The Long Game: What Happens After 30 Days
Here’s what most productivity content glosses over: the brain dump isn’t just a daily hack. Over weeks and months, your journal becomes a mirror.
You start noticing what repeatedly shows up. The same anxiety. The same unfinished project. The same person triggering the same reaction. Patterns emerge that were invisible when the thoughts were just spinning in your head.
This is where journaling transcends productivity and becomes something closer to genuine self-knowledge. And self-knowledge — knowing what you actually want, what drains you, what energizes you — is the foundation of sustainable, effortless focus.

Frequently Asked Questions
How long should a brain dump take?
Anywhere from 5 to 15 minutes is ideal. Set a timer. If you go longer, you’re probably overthinking rather than dumping. Speed and volume — not quality — are the goal.

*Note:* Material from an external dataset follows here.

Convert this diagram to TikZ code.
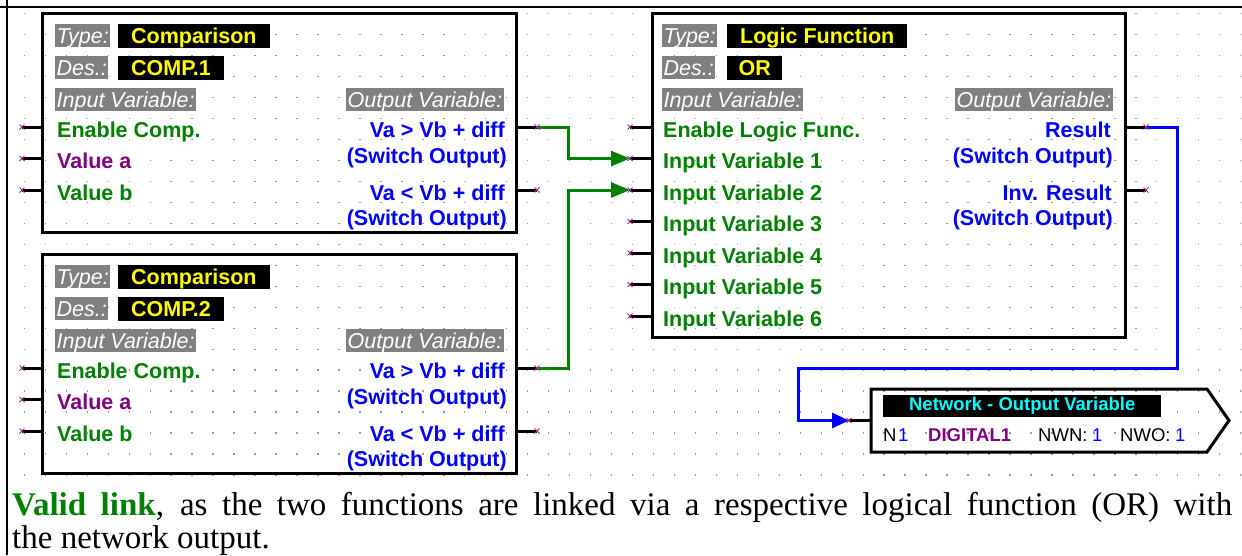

Do I have to read it back afterward?
Not always. Sometimes the act of writing is enough to release the mental pressure. But reading it back occasionally reveals patterns that are genuinely useful for self-understanding and prioritization.
Is brain dumping the same as journaling?
Related, but different. Journaling often involves reflection, narrative, and intention. A brain dump is rawer — output first, reflection later. Many people combine both: dump first, then reflect on what came out.
What if I don’t know what to write?
Start with “I don’t know what to write” and keep going from there. Write about what happened today, what you’re worried about, what you’re avoiding. The stream almost always starts within 60 seconds of starting.
Can I use any app, or does it need to be a dedicated journal?
Any app works in theory, but dedicated journal apps build better habits because they’re designed around the ritual. A plain notes app does the job — but an app built for daily entries and reflection makes the practice feel more intentional, and you’ll stick with it longer.